Your assistance is much appreciated comrades. Who said social networking was a waste of time?


----------



## Clint Iguana (Oct 3, 2013)

Thanks for all your help guys, after checking all the pros and cons of distance from station, distance from gig, savings on hotel via extra wonga for taxi etc... have opted for the Ibis budget hotel in city centre (pollard street) £40 a night for two of us. bargain i thought.


----------



## farmerbarleymow (Oct 3, 2013)

Have a good time when you're up here. 

That is a brand new hotel - only built last year I think - so should be good.  Near the inner ring road so very accessible too.  If you're thinking of using public transport you can find out what services run to where here.

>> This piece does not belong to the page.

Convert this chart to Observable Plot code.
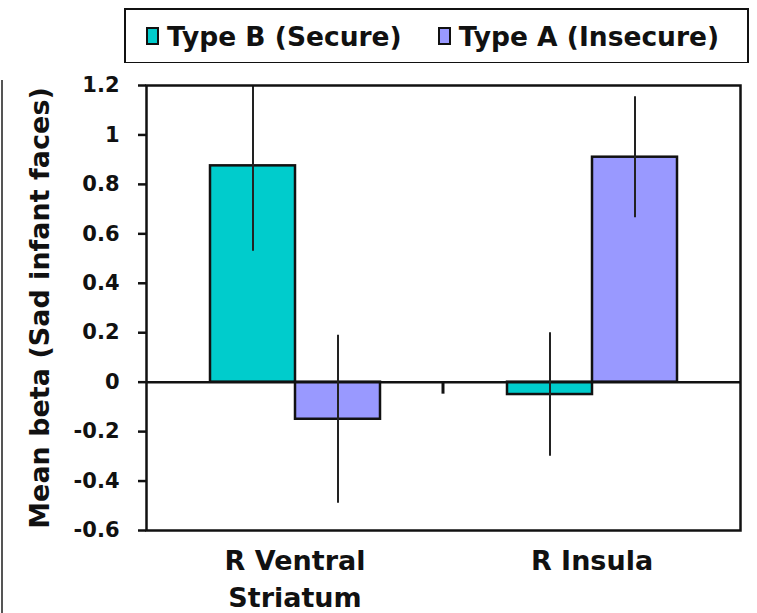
<!DOCTYPE html>
<html><head><meta charset="utf-8">
<script src="https://cdn.jsdelivr.net/npm/d3@7"></script>
<script src="https://cdn.jsdelivr.net/npm/@observablehq/plot@0.6"></script>
<style>
body{margin:0;background:#fff;font-family:"DejaVu Sans",sans-serif;font-weight:bold;}
#wrap{position:relative;width:757px;height:613px;overflow:hidden;background:#fff;}
#legend{position:absolute;left:124px;top:8px;width:625px;height:56px;box-sizing:border-box;border:2.5px solid #111;display:flex;align-items:center;font-size:26.5px;color:#111;white-space:nowrap;}
.item{display:flex;align-items:center;}
.sw{display:inline-block;width:13px;height:18px;border:2.5px solid #111;box-sizing:border-box;margin-right:8px;}
#chart{position:absolute;left:0;top:63px;}
#edge{position:absolute;left:1px;top:80px;width:2px;height:533px;background:#555;}
</style></head>
<body>
<div id="wrap">
  <div id="legend"></div>
  <div id="chart"></div>
  <div id="edge"></div>
</div>
<script>
const regions = ["R Ventral\nStriatum", "R Insula"];
const types = ["Type B (Secure)", "Type A (Insecure)"];
const secureMeans = [0.875, -0.05];
const secureErr = [0.345, 0.25];
const insecureMeans = [-0.15, 0.91];
const insecureErr = [0.34, 0.245];
const yTicks = [-0.6, -0.4, -0.2, 0, 0.2, 0.4, 0.6, 0.8, 1, 1.2];
const colors = ["#00CCCC", "#9999FF"];

const data = regions.flatMap((r, i) => [
  {region: r, type: types[0], mean: secureMeans[i], err: secureErr[i]},
  {region: r, type: types[1], mean: insecureMeans[i], err: insecureErr[i]}
]);

// legend
const legend = document.getElementById("legend");
legend.style.paddingLeft = "20px";
types.forEach((t, i) => {
  const it = document.createElement("span");
  it.className = "item";
  if (i > 0) it.style.marginLeft = "36px";
  const sw = document.createElement("span");
  sw.className = "sw";
  sw.style.background = colors[i];
  it.appendChild(sw);
  it.appendChild(document.createTextNode(t));
  legend.appendChild(it);
});

const plot = Plot.plot({
  width: 757, height: 550,
  marginTop: 22, marginBottom: 83, marginLeft: 145, marginRight: 17,
  style: {fontFamily: "DejaVu Sans, sans-serif", fontWeight: "bold", color: "#111", background: "white", overflow: "visible"},
  fx: {domain: regions, padding: 0, label: null},
  x: {domain: types, paddingInner: 0, paddingOuter: 0.74, axis: null},
  y: {domain: [-0.6, 1.2], label: null},
  color: {domain: types, range: colors},
  marks: [
    Plot.barY(data, {fx: "region", x: "type", y: "mean", fill: "type", stroke: "#111", strokeWidth: 2.5}),
    Plot.ruleY([0], {stroke: "#111", strokeWidth: 2.5}),
    Plot.ruleX(data, {fx: "region", x: "type", y1: d => d.mean - d.err, y2: d => d.mean + d.err, stroke: "#222", strokeWidth: 2, clip: true}),
    Plot.frame({facet: "super", stroke: "#111", strokeWidth: 2.5}),
    Plot.axisY({ticks: yTicks, tickFormat: d => String(d), tickSize: 8, tickPadding: 19, fontSize: 21, strokeWidth: 2.5,
      label: "Mean beta (Sad infant faces)", labelAnchor: "center", labelArrow: "none", labelOffset: 117}),
    Plot.axisFx({anchor: "bottom", tickSize: 0, tickPadding: 13, fontSize: 27, lineHeight: 1.38, label: null})
  ]
});

document.getElementById("chart").appendChild(plot);

// y-axis label size
d3.select(plot).selectAll('[aria-label="y-axis label"] text').attr("font-size", 27).style("font-size", "27px");

// category boundary tick on the zero line
const fx = plot.scale("fx"), y = plot.scale("y");
const bx = fx.apply(regions[1]);
const y0 = y.apply(0);
d3.select(plot).append("line")
  .attr("x1", bx).attr("x2", bx).attr("y1", y0).attr("y2", y0 + 12)
  .attr("stroke", "#111").attr("stroke-width", 3);
</script>
</body></html>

If you need walking to the hotel when you arrive let me know, as I live in town so it'd be no bother.  The hotel is only a brief walk - no more than 10 minutes - from Piccadilly.


----------



## Clint Iguana (Oct 3, 2013)

farmerbarleymow said:


> Have a good time when you're up here.
> 
> That is a brand new hotel - only built last year I think - so should be good.  Near the inner ring road so very accessible too.  If you're thinking of using public transport you can find out what services run to where here.
> 
> If you need walking to the hotel when you arrive let me know, as I live in town so it'd be no bother.  The hotel is only a brief walk - no more than 10 minutes - from Piccadilly.


Thanks - although i have not been to Manchester many times i did spend a week up there for a union conference a few years ago so think i can find the hotel. Finding the gig will be something else - although i did find myself wandering around Moss side last week trying to find my bus (was parked next to a brewery)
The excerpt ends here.